Proprio al Sert sente parlare di una cooperativa sociale che forse potrebbe assumerlo. Glielo confermano anche alla Caritas dove alcune volte è costretto a rifugiarsi per chiedere aiuto. Non ha nessun’altra possibilità quando si presenta per fare la domanda di lavoro. E’ il momento più basso della sua vita, ma ha iniziato a prendersi sul serio. La risalita è dietro l’angolo.
La rete sociale di solidarietà tra Sert e cooperazione sociale, funziona anche questa volta. Viene assunto nel mezzo dell’estate, il lavoro gli piace e tiene salda la rotta, che ormai sta già seguendo da qualche tempo. Il responsabile degli inserimenti Nicola e l’assistente sociale del Sert non lo perdono mai d’occhio un momento. Conosce colleghi che lo aiutano sin da subito e qualcuno lo ospita anche in casa per qualche tempo. “Sono persone incredibili – sostiene Fulvio, pieno di gratitudine – non avevo niente, non ero nessuno e mi hanno dato una mano sia sul piano lavorativo che sul piano umano. Questo per me ha fatto la differenza”.

 

Sul lavoro è bravo e fa bene il suo dovere nel settore dello spazzamento dove si è inserito con successo, si comporta in modo responsabile e a fine estate ottiene anche un rinnovo di contratto. Nella sua vita si riattiva tutto e ricomincia ad avere fiducia. Soprattutto in se stesso.

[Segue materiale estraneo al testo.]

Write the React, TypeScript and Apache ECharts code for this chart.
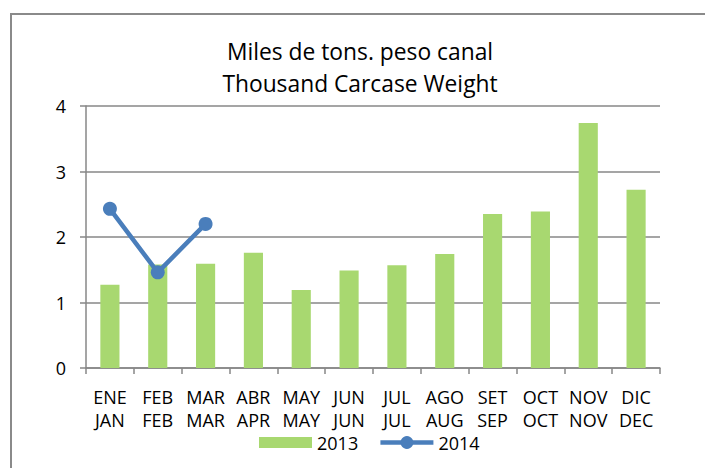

Adesso gli capita spesso di pensare alla sua storia, pensa a Scampia, a quel lavoro che aveva nell’archivio scientifico. E’ passato qualche anno da allora e ha fatto tante scelte sbagliate, ma adesso lo sa: il lavoro è ciò che ci rende davvero diversi, anche quando è fatica e monotonia. Tutto il resto è solo un’illusione.